'Ballroom' shares dance and life lessons

May 20, 2005|Ty Burr, Globe Staff

Can there be anything easier than to make a documentary about school kids facing off in some sort of eccentric competition? Establish the ground rules, turn the camera on, let the children be themselves: Presto, instant insight into embattled innocence and native wisdom. ''Spellbound" (2002) did it with spelling bees, ''Word Wars" (2004) did it with Scrabble, and now ''Mad Hot Ballroom" does it with ballroom dancing.

Thing is, it works.

Filmmakers Marilyn Agrelo and Amy Sewell haven't made a film as resonant, rich, and focused as ''Spellbound," but they've still delivered a heartwarming experience about the New York City public school system's ballroom dancing program.
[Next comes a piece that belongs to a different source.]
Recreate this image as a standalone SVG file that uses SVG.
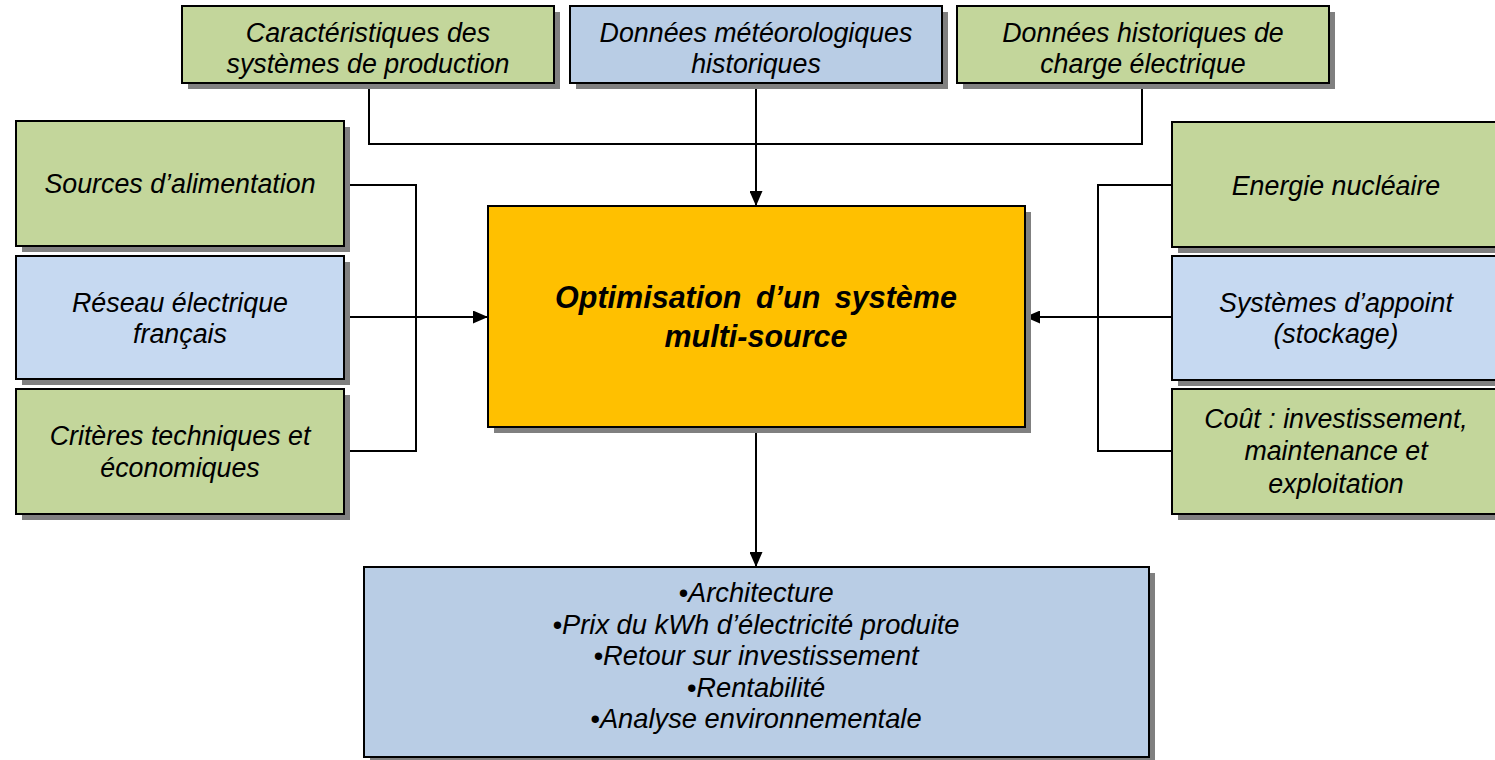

Begun over a decade ago and now involving 6,000 fifth-graders in 60 schools, the after-school program leads up to an all-city dance competition held at the Winter Garden in the World Financial Center.

Agrelo and Sewell chose three schools to film at. P.S. 115 in Washington Heights, Manhattan, has a largely Dominican student population; the poverty rate is 97 percent and the street life constantly beckons to kids. Down in Tribeca, at P.S. 150, the children are somewhat better off, more articulate, and less assured. At P.S. 112, in Bensonhurst, Brooklyn, the students are funny, affable, and open to anything.

Watching these pint-size Astaires and Rogerses practice the fox trot, tango, rumba, and swing is the immediate hook to ''Mad Hot Ballroom," which became an audience sensation at the Slamdance alterna-fest this past January for just that reason. But Agrelo and Sewell go deeper by showing the effect the program has on the toughest kids. P.S. 115's principal, Clarita Zeppie, points out that Michelle and Kelvin, both problem students who might have been lost, have seen leadership skills blossom they never knew they had.

Better, the filmmakers go to the kids themselves, for long, rambunctious, often unexpectedly sober discussions about dancing and life. These children are 10 and 11, so they're just figuring out what they may someday want from the opposite sex. As one instructor tells them, ''Ballroom is a dialogue between a lady and a gentleman." In other words, it lets their bodies and minds touch in a ritualized, nonthreatening context, and if the girls seem to welcome it, the boys are ecstatic. And, yes, the question of who gets to lead comes up, as it does in life.